Data records:
[Begin]

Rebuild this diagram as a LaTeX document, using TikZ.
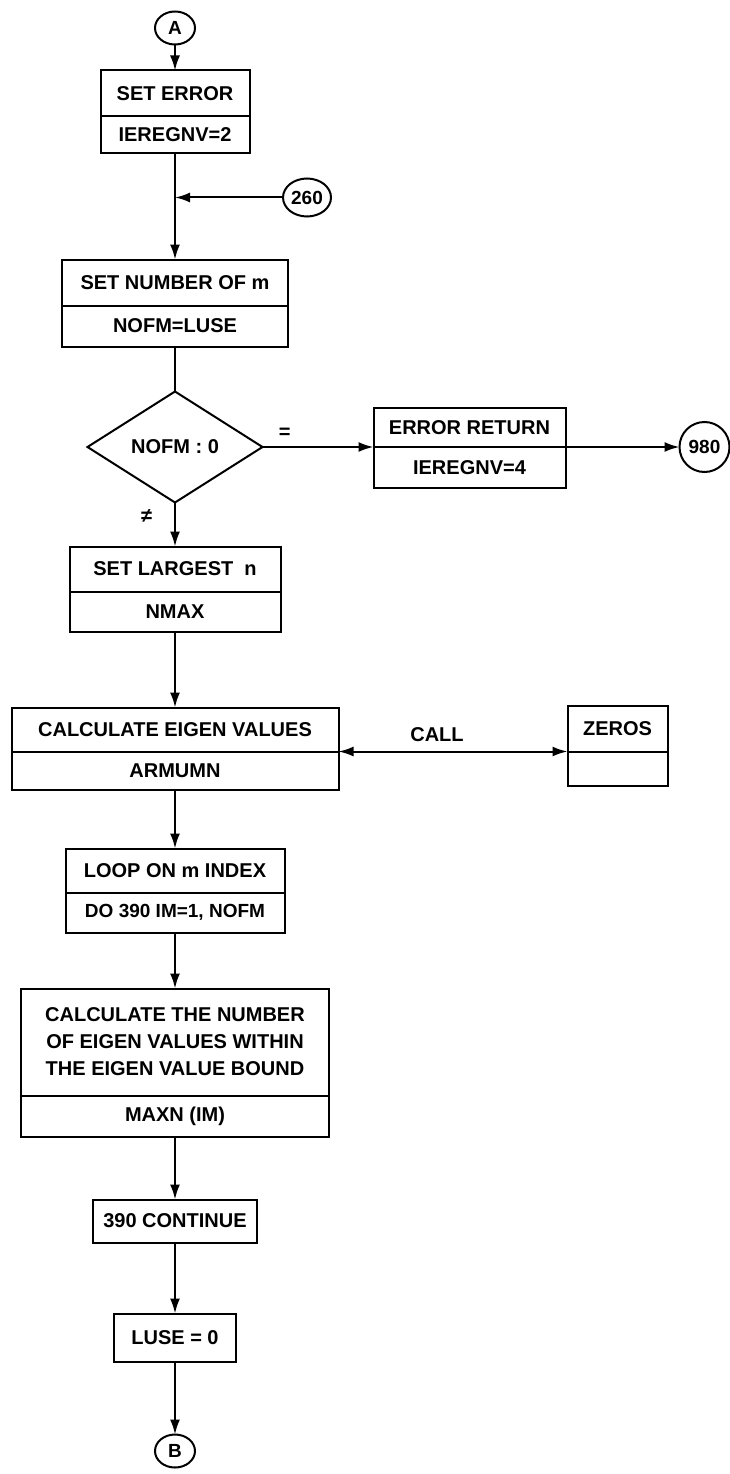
\documentclass[tikz,border=0pt]{standalone}
\usepackage{fontspec}
\setmainfont{Liberation Sans}
\usetikzlibrary{arrows.meta,positioning,shapes.geometric}

\begin{document}
\begin{tikzpicture}[
  x=1pt, y=-1pt,
  line width=2pt,
  box/.style={draw,outer sep=0pt,inner sep=2pt,align=center,font=\bfseries\fontsize{20}{27}\selectfont},
  conn/.style={draw,ellipse,outer sep=0pt,inner sep=0pt,font=\bfseries\fontsize{19}{20}\selectfont},
  decision/.style={draw,diamond,outer sep=0pt,inner sep=1pt,minimum width=175pt,minimum height=111pt,font=\bfseries\fontsize{20}{22}\selectfont},
  lbl/.style={font=\bfseries\fontsize{20}{22}\selectfont,inner sep=2pt},
  arr/.style={-{Latex[length=15pt,width=10pt]}},
  twoarr/.style={{Latex[length=15pt,width=10pt]}-{Latex[length=15pt,width=10pt]}}
]
\useasboundingbox (0,0) rectangle (729,1474);
\node[conn, minimum width=40pt, minimum height=33pt] (A) at (175,28) {A};
\node[box, below=26pt of A, minimum width=149pt, minimum height=46pt] (seterr) {SET ERROR};
\node[box, below=0pt of seterr, minimum width=149pt, minimum height=37pt] (seterrv) {IEREGNV=2};
\coordinate[below=44pt of seterrv] (join);
\node[conn, right=108pt of join, minimum width=48pt, minimum height=38pt] (c260) {260};
\node[box, below=62pt of join, minimum width=226pt, minimum height=46pt] (setnum) {SET NUMBER OF m};
\node[box, below=0pt of setnum, minimum width=226pt, minimum height=41pt] (setnumv) {NOFM=LUSE};
\node[decision, below=45pt of setnumv] (nofm) {NOFM : 0};
\node[box, right=111pt of nofm.east, anchor=south west, minimum width=192pt, minimum height=39pt] (errret) {ERROR RETURN};
\node[box, below=0pt of errret, minimum width=192pt, minimum height=41pt] (errretv) {IEREGNV=4};
\node[conn, right=114pt of errret.south east, minimum width=50pt, minimum height=50pt] (c980) {980};
\node[box, below=44pt of nofm, minimum width=211pt, minimum height=45pt] (setlarge) {SET LARGEST\ \ n};
\node[box, below=0pt of setlarge, minimum width=211pt, minimum height=40pt] (setlargev) {NMAX};
\node[box, below=76pt of setlargev, minimum width=327pt, minimum height=44pt] (eigen) {CALCULATE EIGEN VALUES};
\node[box, below=0pt of eigen, minimum width=327pt, minimum height=38pt] (eigenv) {ARMUMN};
\node[box, right=229pt of eigen.south east, anchor=south west, minimum width=100pt, minimum height=46pt] (zeros) {ZEROS};
\node[box, below=0pt of zeros, minimum width=100pt, minimum height=34pt] (zerosv) {};
\node[box, below=59pt of eigenv, minimum width=219pt, minimum height=44pt] (loop) {LOOP ON m INDEX};
\node[box, below=0pt of loop, minimum width=219pt, minimum height=40pt, font=\bfseries\fontsize{19}{22}\selectfont] (loopv) {DO 390 IM=1, NOFM};
\node[box, below=56pt of loopv, minimum width=308pt, minimum height=107pt] (count) {CALCULATE THE NUMBER\\OF EIGEN VALUES WITHIN\\THE EIGEN VALUE BOUND};
\node[box, below=0pt of count, minimum width=308pt, minimum height=41pt] (countv) {MAXN (IM)};
\node[box, below=63pt of countv, minimum width=164pt, minimum height=43pt] (cont) {390 CONTINUE};
\node[box, below=71pt of cont, minimum width=122pt, minimum height=48pt] (luse) {LUSE = 0};
\node[conn, below=73pt of luse, minimum width=40pt, minimum height=33pt] (B) {B};

\draw[arr] (A) -- (seterr);
\draw (seterrv) -- (join);
\draw[arr] (join) -- (setnum);
\draw[arr] (c260) -- (join);
\draw (setnumv) -- (nofm);
\draw[arr] (nofm.east) -- node[lbl, pos=0.2, above=6pt] {=} (nofm.east -| errret.west);
\draw[arr] (errret.south east) -- (c980);
\draw[arr] (nofm) -- node[lbl, pos=0.3, left=20pt] {≠} (setlarge);
\draw[arr] (setlargev) -- (eigen);
\draw[twoarr] (eigen.south east) -- node[lbl, pos=0.43, above=7pt] {CALL} (zeros.south west);
\draw[arr] (eigenv) -- (loop);
\draw[arr] (loopv) -- (count);
\draw[arr] (countv) -- (cont);
\draw[arr] (cont) -- (luse);
\draw[arr] (luse) -- (B);
\end{tikzpicture}
\end{document}
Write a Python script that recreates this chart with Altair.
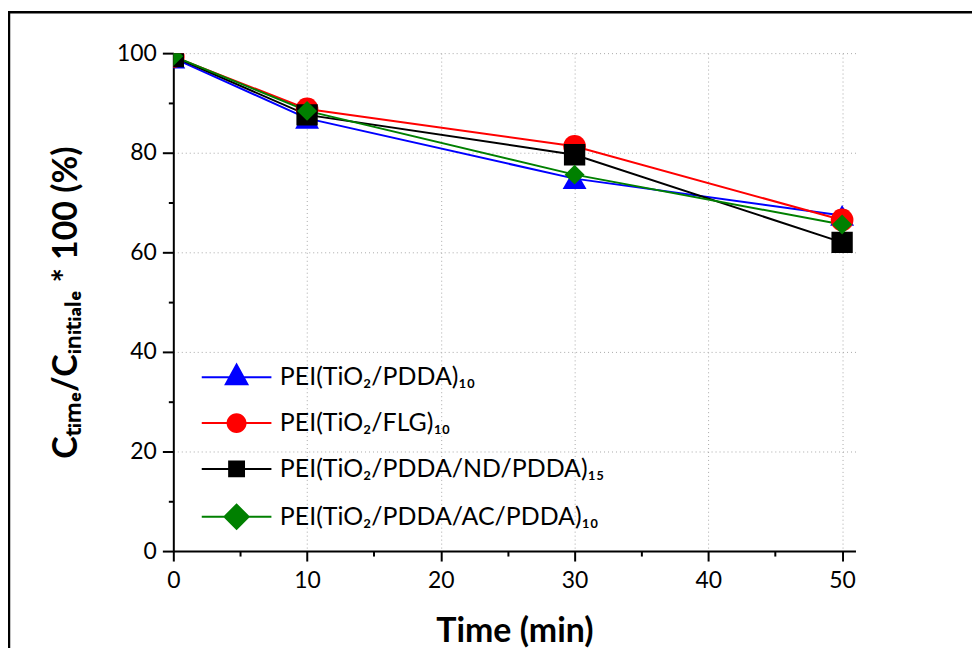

[End]

Task goal:
Your task is to set down the records shown above exactly, minus any pictures.

Output of the task:
Rebuild this diagram as a LaTeX document, using TikZ.
\documentclass[tikz,border=0pt]{standalone}
\usepackage{fontspec}
\setmainfont{Liberation Sans}
\usetikzlibrary{arrows.meta,positioning,shapes.geometric}

\begin{document}
\begin{tikzpicture}[
  x=1pt, y=-1pt,
  line width=2pt,
  box/.style={draw,outer sep=0pt,inner sep=2pt,align=center,font=\bfseries\fontsize{20}{27}\selectfont},
  conn/.style={draw,ellipse,outer sep=0pt,inner sep=0pt,font=\bfseries\fontsize{19}{20}\selectfont},
  decision/.style={draw,diamond,outer sep=0pt,inner sep=1pt,minimum width=175pt,minimum height=111pt,font=\bfseries\fontsize{20}{22}\selectfont},
  lbl/.style={font=\bfseries\fontsize{20}{22}\selectfont,inner sep=2pt},
  arr/.style={-{Latex[length=15pt,width=10pt]}},
  twoarr/.style={{Latex[length=15pt,width=10pt]}-{Latex[length=15pt,width=10pt]}}
]
\useasboundingbox (0,0) rectangle (729,1474);
\node[conn, minimum width=40pt, minimum height=33pt] (A) at (175,28) {A};
\node[box, below=26pt of A, minimum width=149pt, minimum height=46pt] (seterr) {SET ERROR};
\node[box, below=0pt of seterr, minimum width=149pt, minimum height=37pt] (seterrv) {IEREGNV=2};
\coordinate[below=44pt of seterrv] (join);
\node[conn, right=108pt of join, minimum width=48pt, minimum height=38pt] (c260) {260};
\node[box, below=62pt of join, minimum width=226pt, minimum height=46pt] (setnum) {SET NUMBER OF m};
\node[box, below=0pt of setnum, minimum width=226pt, minimum height=41pt] (setnumv) {NOFM=LUSE};
\node[decision, below=45pt of setnumv] (nofm) {NOFM : 0};
\node[box, right=111pt of nofm.east, anchor=south west, minimum width=192pt, minimum height=39pt] (errret) {ERROR RETURN};
\node[box, below=0pt of errret, minimum width=192pt, minimum height=41pt] (errretv) {IEREGNV=4};
\node[conn, right=114pt of errret.south east, minimum width=50pt, minimum height=50pt] (c980) {980};
\node[box, below=44pt of nofm, minimum width=211pt, minimum height=45pt] (setlarge) {SET LARGEST\ \ n};
\node[box, below=0pt of setlarge, minimum width=211pt, minimum height=40pt] (setlargev) {NMAX};
\node[box, below=76pt of setlargev, minimum width=327pt, minimum height=44pt] (eigen) {CALCULATE EIGEN VALUES};
\node[box, below=0pt of eigen, minimum width=327pt, minimum height=38pt] (eigenv) {ARMUMN};
\node[box, right=229pt of eigen.south east, anchor=south west, minimum width=100pt, minimum height=46pt] (zeros) {ZEROS};
\node[box, below=0pt of zeros, minimum width=100pt, minimum height=34pt] (zerosv) {};
\node[box, below=59pt of eigenv, minimum width=219pt, minimum height=44pt] (loop) {LOOP ON m INDEX};
\node[box, below=0pt of loop, minimum width=219pt, minimum height=40pt, font=\bfseries\fontsize{19}{22}\selectfont] (loopv) {DO 390 IM=1, NOFM};
\node[box, below=56pt of loopv, minimum width=308pt, minimum height=107pt] (count) {CALCULATE THE NUMBER\\OF EIGEN VALUES WITHIN\\THE EIGEN VALUE BOUND};
\node[box, below=0pt of count, minimum width=308pt, minimum height=41pt] (countv) {MAXN (IM)};
\node[box, below=63pt of countv, minimum width=164pt, minimum height=43pt] (cont) {390 CONTINUE};
\node[box, below=71pt of cont, minimum width=122pt, minimum height=48pt] (luse) {LUSE = 0};
\node[conn, below=73pt of luse, minimum width=40pt, minimum height=33pt] (B) {B};

\draw[arr] (A) -- (seterr);
\draw (seterrv) -- (join);
\draw[arr] (join) -- (setnum);
\draw[arr] (c260) -- (join);
\draw (setnumv) -- (nofm);
\draw[arr] (nofm.east) -- node[lbl, pos=0.2, above=6pt] {=} (nofm.east -| errret.west);
\draw[arr] (errret.south east) -- (c980);
\draw[arr] (nofm) -- node[lbl, pos=0.3, left=20pt] {≠} (setlarge);
\draw[arr] (setlargev) -- (eigen);
\draw[twoarr] (eigen.south east) -- node[lbl, pos=0.43, above=7pt] {CALL} (zeros.south west);
\draw[arr] (eigenv) -- (loop);
\draw[arr] (loopv) -- (count);
\draw[arr] (countv) -- (cont);
\draw[arr] (cont) -- (luse);
\draw[arr] (luse) -- (B);
\end{tikzpicture}
\end{document}
Write a Python script that recreates this chart with Altair.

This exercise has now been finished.